Show that the definition of Scott topology is a topology

Question

To verify the definition of a Scott topology is a topology, I still need to show that it's closed under intersection. Can someone help?

Definition 1 (Scott topology). Let $(D,\leq)$ be a complete partial order. The Scott topology on $D$ is defined as follows, $$O\subseteq D$$ is open if

1. $x\in O \wedge x\leq y \implies y\in O$
2. $\sup X\in O, X\subseteq D$ directed $\implies X\cap O \neq \emptyset$

Definition 2 (Directed). A subset $X\subseteq D$ is directed if $X\neq \emptyset$ and $$\forall x,y\in X \ \exists z\in X \, (x\leq z \land y\leq z)$$

Answer 1

Proving that Scott-open sets are closed under finite intersection amounts to prove that, given some Scott-open sets $O_1, \dots, O_n \subseteq D$ with $n \geq 0$, their intersection $O = O_1 \cap \dots \cap O_n$ is still Scott-open. Let us prove it, according to the definition of Scott-open.

0. Clearly, $O \subseteq D$ (note that if $n = 0$ then $O = D$, see here).

1. Let $x \in O$ and $x \leq y \in D$. For all $1 \leq i \leq n$, from $x \in O$ it follows that $x \in O_i$, and so (since $O_i$ is Scott-open) $y \in O_i$. Hence, $y \in O$.

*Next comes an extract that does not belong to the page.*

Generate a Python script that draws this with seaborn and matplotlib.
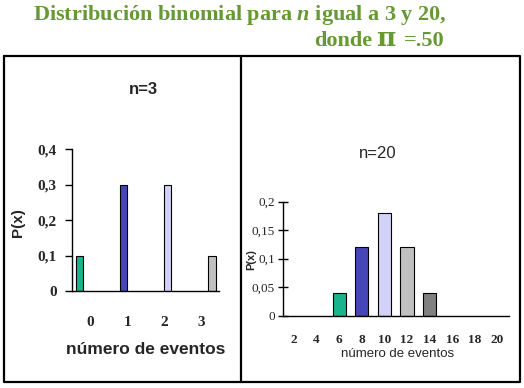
# Distribución binomial para n = 3 y n = 20, pi = .50
import pandas as pd
import seaborn as sns
import matplotlib.pyplot as plt
from matplotlib import font_manager
from matplotlib.lines import Line2D

# n = 3
eventos_n3 = ['0', '1', '2', '3']
prob_n3 = [0.1, 0.3, 0.3, 0.1]
colores_n3 = ['#00CC99', '#3333CC', '#CCCCFF', '#C0C0C0']
yticks_n3 = [0, 0.1, 0.2, 0.3, 0.4]
ylabels_n3 = ['0', '0,1', '0,2', '0,3', '0,4']

# n = 20 (solo se ven las barras de 6 a 14)
categorias_n20 = ['2', '4', '6', '8', '10', '12', '14', '16', '18', '20']
eventos_n20 = ['6', '8', '10', '12', '14']
prob_n20 = [0.04, 0.12, 0.18, 0.12, 0.04]
colores_n20 = ['#00CC99', '#3333CC', '#CCCCFF', '#C0C0C0', '#808080']
yticks_n20 = [0, 0.05, 0.1, 0.15, 0.2]
ylabels_n20 = ['0', '0,05', '0,1', '0,15', '0,2']

sns.set_style('white')
plt.rcParams['font.family'] = ['Liberation Sans', 'DejaVu Sans']
plt.rcParams['mathtext.fontset'] = 'custom'
plt.rcParams['mathtext.it'] = 'Liberation Serif:italic:bold'
plt.rcParams['mathtext.rm'] = 'Liberation Serif:bold'

names = {f.name for f in font_manager.fontManager.ttflist}
narrow = 'Liberation Sans Narrow' if 'Liberation Sans Narrow' in names else 'Liberation Sans'
serif = 'Liberation Serif'
verde = '#669933'

W, H = 524, 388
fig = plt.figure(figsize=(W / 100, H / 100), dpi=100)

def fx(px):
    return px / W

def fy(py):
    return 1 - py / H

# marco de los paneles
for xs, ys in [([4, 520, 520, 4, 4], [56, 56, 382, 382, 56]), ([240.5, 240.5], [56, 382])]:
    fig.add_artist(Line2D([fx(v) for v in xs], [fy(v) for v in ys], color='black', lw=1.6))

# titulo
fig.text(fx(239.5), fy(20), r'Distribución binomial para $n$ igual a 3 y 20,',
         ha='center', va='baseline', color=verde, fontsize=16,
         fontfamily=serif, fontweight='bold')
fig.text(fx(372), fy(46), 'donde', ha='right', va='baseline', color=verde,
         fontsize=16, fontfamily=serif, fontweight='bold')
fig.text(fx(376), fy(46), 'π', ha='left', va='baseline', color=verde,
         fontsize=19, fontfamily='DejaVu Serif', fontweight='bold')
fig.text(fx(404), fy(46), '=.50', ha='left', va='baseline', color=verde,
         fontsize=16, fontfamily=serif, fontweight='bold')

# ---- panel izquierdo: n = 3
ax1 = fig.add_axes([fx(72), fy(291), fx(219.3 - 72), (291 - 149.3) / H])
df3 = pd.DataFrame({'evento': eventos_n3, 'prob': prob_n3})
sns.barplot(data=df3, x='evento', y='prob', hue='evento', hue_order=eventos_n3,
            order=eventos_n3, palette=colores_n3, dodge=True, width=0.8,
            edgecolor='black', linewidth=0.8, legend=False, ax=ax1)
ax1.set_xlim(-0.5, 3.5)
ax1.set_ylim(0, 0.4)
ax1.set_yticks(yticks_n3)
ax1.set_yticklabels(ylabels_n3, fontfamily=serif, fontweight='bold', fontsize=11)
ax1.set_xticks(range(4))
ax1.set_xticklabels(eventos_n3, fontfamily=serif, fontweight='bold', fontsize=11)
ax1.set_xticks([-0.5, 0.5, 1.5, 2.5, 3.5], minor=True)
ax1.tick_params(axis='x', which='major', length=0, pad=18)
ax1.tick_params(axis='x', which='minor', length=5, width=1, direction='out', color='black')
ax1.tick_params(axis='y', length=5, width=1, direction='out', color='black', pad=6, left=True)
ax1.set_xlabel('número de eventos', fontsize=12.5, fontweight='bold')
ax1.xaxis.set_label_coords((146 - 72) / 147.3, (291 - 350) / 141.7)
ax1.xaxis.label.set_va('center')
ax1.set_ylabel('P(x)', fontsize=11, fontweight='bold')
ax1.yaxis.set_label_coords((18 - 72) / 147.3, 0.48)
ax1.yaxis.label.set_va('center')
ax1.text((143 - 72) / 147.3, (291 - 89) / 141.7, 'n=3', transform=ax1.transAxes,
         ha='center', va='center', fontsize=12, fontweight='bold')

# ---- panel derecho: n = 20
ax2 = fig.add_axes([fx(282.7), fy(315.7), fx(508.7 - 282.7), (315.7 - 201.7) / H])
df20 = pd.DataFrame({'evento': eventos_n20, 'prob': prob_n20})
sns.barplot(data=df20, x='evento', y='prob', hue='evento', hue_order=eventos_n20,
            order=categorias_n20, palette=colores_n20, width=0.58, dodge=False,
            edgecolor='black', linewidth=0.8, legend=False, ax=ax2)
ax2.set_xlim(-0.5, 9.5)
ax2.set_ylim(0, 0.2)
ax2.set_yticks(yticks_n20)
ax2.set_yticklabels(ylabels_n20, fontfamily=serif, fontsize=9.5)
ax2.set_xticks(range(len(categorias_n20)))
ax2.set_xticklabels(categorias_n20, fontfamily=serif, fontweight='bold', fontsize=9.5)
ax2.set_xticks([i - 0.5 for i in range(len(categorias_n20) + 1)], minor=True)
ax2.tick_params(axis='x', which='major', length=0, pad=13)
ax2.tick_params(axis='x', which='minor', length=7, width=1, direction='inout', color='black')
ax2.tick_params(axis='y', length=7, width=1, direction='inout', color='black', pad=2, left=True)
ax2.set_xlabel('número de eventos', fontsize=9.5, fontfamily=narrow)
ax2.xaxis.set_label_coords((397.5 - 282.7) / 226, (315.7 - 354) / 114)
ax2.xaxis.label.set_va('center')
ax2.set_ylabel('P(x)', fontsize=8, fontweight='bold', fontfamily=narrow)
ax2.yaxis.set_label_coords((251.5 - 282.7) / 226, 0.49)
ax2.yaxis.label.set_va('center')
ax2.text((378 - 282.7) / 226, (315.7 - 154) / 114, 'n=20', transform=ax2.transAxes,
         ha='center', va='center', fontsize=12, fontfamily=narrow)

for ax in (ax1, ax2):
    sns.despine(ax=ax)
    for s in ('left', 'bottom'):
        ax.spines[s].set_color('black')
        ax.spines[s].set_linewidth(1)

fig.savefig('out.png', dpi=100)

2. Let $X \subseteq D$ be directed with $\sup X \in O$. For all $1 \leq i \leq n$, from $\sup X \in O$ it follows that $\sup X \in O_i$, and so (since $O_i$ is Scott-open) $X \cap O_i \neq \emptyset$; let $x_i \in X \cap O_i$. I claim that $ X \cap O \neq \emptyset$. For simplicity's sake, consider the case $n = 2$, and $x_1 \in X \cap O_1$ and $x_2 \in X \cap O_2$. Since $X$ is directed, there is a $x \in X$ such that $x_1 \leq x$ and $x_2 \leq x$. Since $O_1$ and $O_2$ are Scott-open, $x \in O_1$ and $x \in O_2$. Thus, $x \in X \cap O_1 \cap O_2$ and so $X \cap O = X \cap O_1 \cap O_2 \neq \emptyset$. The argument is similar for any $n \geq 0$, formally it is a proof by induction on $n$.